- _Directions for this task_: Retype only what runs from the beginning of the data through the line with "3.97, 4.08, 3.12, 2.87, 3.12, 3.20];"; please omit the pictures and keep every line exact.

- _Dataset entries_:
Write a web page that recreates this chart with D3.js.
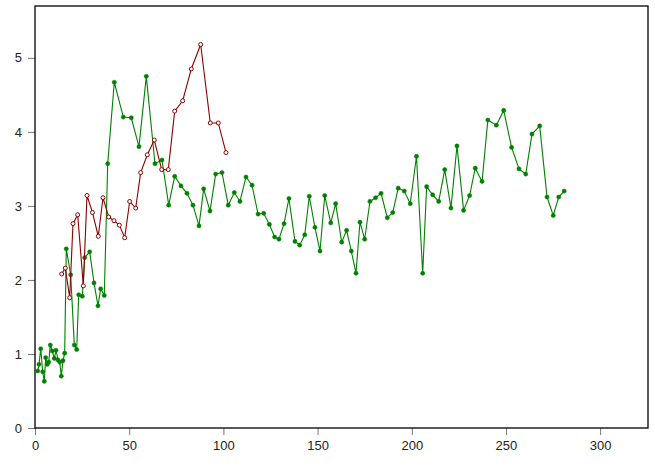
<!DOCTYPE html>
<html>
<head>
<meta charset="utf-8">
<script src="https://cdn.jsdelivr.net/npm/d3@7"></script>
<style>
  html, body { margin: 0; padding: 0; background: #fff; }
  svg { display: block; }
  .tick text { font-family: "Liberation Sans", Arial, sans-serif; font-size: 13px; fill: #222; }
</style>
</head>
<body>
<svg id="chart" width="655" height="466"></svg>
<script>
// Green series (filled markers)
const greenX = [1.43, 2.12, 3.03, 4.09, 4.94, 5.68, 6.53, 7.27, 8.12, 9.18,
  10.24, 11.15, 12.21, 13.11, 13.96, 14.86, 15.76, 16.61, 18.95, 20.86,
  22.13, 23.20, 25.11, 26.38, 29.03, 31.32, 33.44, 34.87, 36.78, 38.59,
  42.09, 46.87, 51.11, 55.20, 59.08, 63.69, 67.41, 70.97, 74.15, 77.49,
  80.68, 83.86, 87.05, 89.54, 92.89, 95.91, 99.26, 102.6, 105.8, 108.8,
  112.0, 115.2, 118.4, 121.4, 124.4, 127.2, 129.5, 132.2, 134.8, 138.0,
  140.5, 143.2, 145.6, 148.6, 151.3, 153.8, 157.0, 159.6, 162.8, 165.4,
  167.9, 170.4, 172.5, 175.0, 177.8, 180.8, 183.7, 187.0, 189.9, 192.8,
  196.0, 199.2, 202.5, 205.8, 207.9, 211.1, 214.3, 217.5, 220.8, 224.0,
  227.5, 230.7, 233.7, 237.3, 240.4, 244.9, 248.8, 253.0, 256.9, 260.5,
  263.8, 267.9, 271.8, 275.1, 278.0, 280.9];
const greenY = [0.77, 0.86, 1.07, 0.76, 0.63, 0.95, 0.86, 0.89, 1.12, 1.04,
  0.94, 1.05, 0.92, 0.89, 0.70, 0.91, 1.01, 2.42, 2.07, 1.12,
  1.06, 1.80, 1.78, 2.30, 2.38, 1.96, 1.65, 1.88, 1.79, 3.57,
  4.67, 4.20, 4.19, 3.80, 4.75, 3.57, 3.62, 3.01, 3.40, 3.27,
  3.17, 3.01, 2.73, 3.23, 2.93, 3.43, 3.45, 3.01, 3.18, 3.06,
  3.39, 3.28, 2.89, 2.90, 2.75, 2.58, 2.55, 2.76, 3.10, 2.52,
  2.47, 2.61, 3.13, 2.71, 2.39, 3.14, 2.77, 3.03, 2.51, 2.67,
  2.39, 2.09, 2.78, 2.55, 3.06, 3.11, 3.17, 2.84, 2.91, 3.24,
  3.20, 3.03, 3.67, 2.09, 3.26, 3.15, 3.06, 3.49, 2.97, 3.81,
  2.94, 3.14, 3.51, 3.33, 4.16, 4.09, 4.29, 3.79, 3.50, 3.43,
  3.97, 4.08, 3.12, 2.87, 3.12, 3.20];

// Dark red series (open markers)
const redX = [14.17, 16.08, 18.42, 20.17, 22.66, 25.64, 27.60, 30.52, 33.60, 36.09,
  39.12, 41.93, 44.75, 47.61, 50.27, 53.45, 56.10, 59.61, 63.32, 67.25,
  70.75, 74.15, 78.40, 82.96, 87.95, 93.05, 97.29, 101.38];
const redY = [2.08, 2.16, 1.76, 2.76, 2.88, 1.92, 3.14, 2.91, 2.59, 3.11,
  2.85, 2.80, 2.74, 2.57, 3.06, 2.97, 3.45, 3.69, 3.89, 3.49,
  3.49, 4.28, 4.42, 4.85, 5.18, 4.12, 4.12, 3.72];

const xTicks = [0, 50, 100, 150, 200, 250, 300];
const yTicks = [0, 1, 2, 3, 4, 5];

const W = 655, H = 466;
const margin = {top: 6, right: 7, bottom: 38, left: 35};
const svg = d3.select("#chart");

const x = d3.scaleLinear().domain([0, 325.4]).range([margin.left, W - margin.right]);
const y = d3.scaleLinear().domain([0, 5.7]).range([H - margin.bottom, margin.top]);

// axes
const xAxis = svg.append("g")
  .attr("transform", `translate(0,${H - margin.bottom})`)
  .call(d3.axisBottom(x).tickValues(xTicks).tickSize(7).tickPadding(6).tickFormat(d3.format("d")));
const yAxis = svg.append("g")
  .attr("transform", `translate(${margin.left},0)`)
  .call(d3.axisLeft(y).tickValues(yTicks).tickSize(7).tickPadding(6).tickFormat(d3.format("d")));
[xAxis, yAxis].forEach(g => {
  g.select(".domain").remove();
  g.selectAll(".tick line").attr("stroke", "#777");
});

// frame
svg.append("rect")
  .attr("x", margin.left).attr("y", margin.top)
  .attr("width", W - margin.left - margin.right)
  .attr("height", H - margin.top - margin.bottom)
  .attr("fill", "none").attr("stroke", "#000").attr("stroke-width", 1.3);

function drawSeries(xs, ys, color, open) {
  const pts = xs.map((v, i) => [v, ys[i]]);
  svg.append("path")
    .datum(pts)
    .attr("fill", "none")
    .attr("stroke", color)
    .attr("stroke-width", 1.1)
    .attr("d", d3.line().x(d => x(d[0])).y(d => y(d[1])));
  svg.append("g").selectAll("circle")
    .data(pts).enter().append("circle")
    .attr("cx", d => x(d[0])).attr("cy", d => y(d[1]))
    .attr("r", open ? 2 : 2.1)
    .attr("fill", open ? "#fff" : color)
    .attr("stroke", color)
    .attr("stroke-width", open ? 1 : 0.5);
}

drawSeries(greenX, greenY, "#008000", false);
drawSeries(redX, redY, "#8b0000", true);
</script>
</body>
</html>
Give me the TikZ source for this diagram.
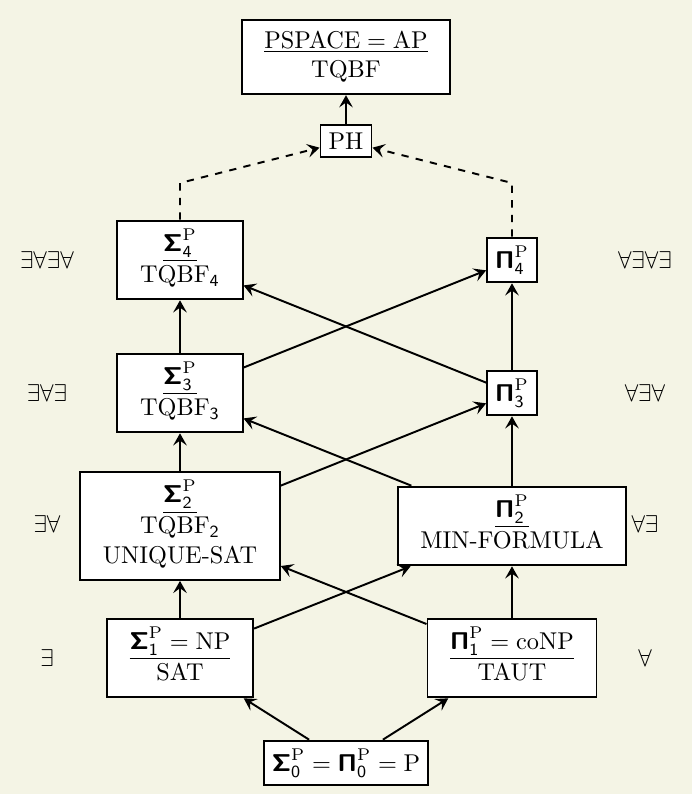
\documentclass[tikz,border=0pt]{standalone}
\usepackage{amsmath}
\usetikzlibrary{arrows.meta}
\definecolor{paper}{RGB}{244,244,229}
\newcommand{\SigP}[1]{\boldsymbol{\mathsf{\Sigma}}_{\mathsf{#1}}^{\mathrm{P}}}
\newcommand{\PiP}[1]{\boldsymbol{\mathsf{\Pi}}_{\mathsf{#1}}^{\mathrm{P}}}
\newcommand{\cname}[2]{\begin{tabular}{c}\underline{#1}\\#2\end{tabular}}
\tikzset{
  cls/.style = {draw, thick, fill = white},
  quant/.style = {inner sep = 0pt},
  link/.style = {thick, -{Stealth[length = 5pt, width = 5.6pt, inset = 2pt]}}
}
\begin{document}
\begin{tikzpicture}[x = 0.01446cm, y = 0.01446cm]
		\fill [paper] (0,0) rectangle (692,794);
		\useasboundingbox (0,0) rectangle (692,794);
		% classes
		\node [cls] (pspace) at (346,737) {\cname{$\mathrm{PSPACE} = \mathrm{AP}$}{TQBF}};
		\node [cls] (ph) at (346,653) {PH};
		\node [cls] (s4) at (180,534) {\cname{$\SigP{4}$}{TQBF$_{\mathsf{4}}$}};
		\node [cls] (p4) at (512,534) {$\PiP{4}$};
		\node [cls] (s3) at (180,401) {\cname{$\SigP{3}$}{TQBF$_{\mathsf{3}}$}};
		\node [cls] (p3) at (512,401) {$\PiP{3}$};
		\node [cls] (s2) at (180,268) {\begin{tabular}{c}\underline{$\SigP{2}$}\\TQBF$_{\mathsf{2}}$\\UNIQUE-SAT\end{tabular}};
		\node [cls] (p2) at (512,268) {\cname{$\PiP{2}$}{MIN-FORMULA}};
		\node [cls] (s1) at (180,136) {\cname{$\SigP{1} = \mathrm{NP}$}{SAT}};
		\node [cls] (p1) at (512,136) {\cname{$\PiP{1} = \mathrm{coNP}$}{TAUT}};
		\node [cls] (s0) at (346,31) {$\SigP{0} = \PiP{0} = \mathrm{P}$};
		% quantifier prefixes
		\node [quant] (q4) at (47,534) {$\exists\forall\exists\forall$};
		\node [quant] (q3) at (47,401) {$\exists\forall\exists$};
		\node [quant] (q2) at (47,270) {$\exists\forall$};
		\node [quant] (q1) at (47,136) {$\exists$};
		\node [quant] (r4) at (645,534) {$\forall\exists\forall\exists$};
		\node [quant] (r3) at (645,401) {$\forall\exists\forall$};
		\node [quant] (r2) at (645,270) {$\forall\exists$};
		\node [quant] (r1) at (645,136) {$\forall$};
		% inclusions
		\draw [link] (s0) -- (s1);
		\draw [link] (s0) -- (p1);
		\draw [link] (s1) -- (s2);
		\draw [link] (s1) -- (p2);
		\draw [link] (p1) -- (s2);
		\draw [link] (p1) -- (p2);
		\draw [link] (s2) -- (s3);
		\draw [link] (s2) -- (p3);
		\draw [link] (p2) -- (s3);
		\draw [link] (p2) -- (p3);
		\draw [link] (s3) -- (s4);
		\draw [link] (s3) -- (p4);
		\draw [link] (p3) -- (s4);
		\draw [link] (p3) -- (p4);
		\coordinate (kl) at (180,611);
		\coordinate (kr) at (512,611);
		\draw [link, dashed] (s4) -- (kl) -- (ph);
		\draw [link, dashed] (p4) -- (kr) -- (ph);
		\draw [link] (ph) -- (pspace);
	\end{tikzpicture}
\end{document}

- _Reply_:
Write a web page that recreates this chart with D3.js.
<!DOCTYPE html>
<html>
<head>
<meta charset="utf-8">
<script src="https://cdn.jsdelivr.net/npm/d3@7"></script>
<style>
  html, body { margin: 0; padding: 0; background: #fff; }
  svg { display: block; }
  .tick text { font-family: "Liberation Sans", Arial, sans-serif; font-size: 13px; fill: #222; }
</style>
</head>
<body>
<svg id="chart" width="655" height="466"></svg>
<script>
// Green series (filled markers)
const greenX = [1.43, 2.12, 3.03, 4.09, 4.94, 5.68, 6.53, 7.27, 8.12, 9.18,
  10.24, 11.15, 12.21, 13.11, 13.96, 14.86, 15.76, 16.61, 18.95, 20.86,
  22.13, 23.20, 25.11, 26.38, 29.03, 31.32, 33.44, 34.87, 36.78, 38.59,
  42.09, 46.87, 51.11, 55.20, 59.08, 63.69, 67.41, 70.97, 74.15, 77.49,
  80.68, 83.86, 87.05, 89.54, 92.89, 95.91, 99.26, 102.6, 105.8, 108.8,
  112.0, 115.2, 118.4, 121.4, 124.4, 127.2, 129.5, 132.2, 134.8, 138.0,
  140.5, 143.2, 145.6, 148.6, 151.3, 153.8, 157.0, 159.6, 162.8, 165.4,
  167.9, 170.4, 172.5, 175.0, 177.8, 180.8, 183.7, 187.0, 189.9, 192.8,
  196.0, 199.2, 202.5, 205.8, 207.9, 211.1, 214.3, 217.5, 220.8, 224.0,
  227.5, 230.7, 233.7, 237.3, 240.4, 244.9, 248.8, 253.0, 256.9, 260.5,
  263.8, 267.9, 271.8, 275.1, 278.0, 280.9];
const greenY = [0.77, 0.86, 1.07, 0.76, 0.63, 0.95, 0.86, 0.89, 1.12, 1.04,
  0.94, 1.05, 0.92, 0.89, 0.70, 0.91, 1.01, 2.42, 2.07, 1.12,
  1.06, 1.80, 1.78, 2.30, 2.38, 1.96, 1.65, 1.88, 1.79, 3.57,
  4.67, 4.20, 4.19, 3.80, 4.75, 3.57, 3.62, 3.01, 3.40, 3.27,
  3.17, 3.01, 2.73, 3.23, 2.93, 3.43, 3.45, 3.01, 3.18, 3.06,
  3.39, 3.28, 2.89, 2.90, 2.75, 2.58, 2.55, 2.76, 3.10, 2.52,
  2.47, 2.61, 3.13, 2.71, 2.39, 3.14, 2.77, 3.03, 2.51, 2.67,
  2.39, 2.09, 2.78, 2.55, 3.06, 3.11, 3.17, 2.84, 2.91, 3.24,
  3.20, 3.03, 3.67, 2.09, 3.26, 3.15, 3.06, 3.49, 2.97, 3.81,
  2.94, 3.14, 3.51, 3.33, 4.16, 4.09, 4.29, 3.79, 3.50, 3.43,
  3.97, 4.08, 3.12, 2.87, 3.12, 3.20];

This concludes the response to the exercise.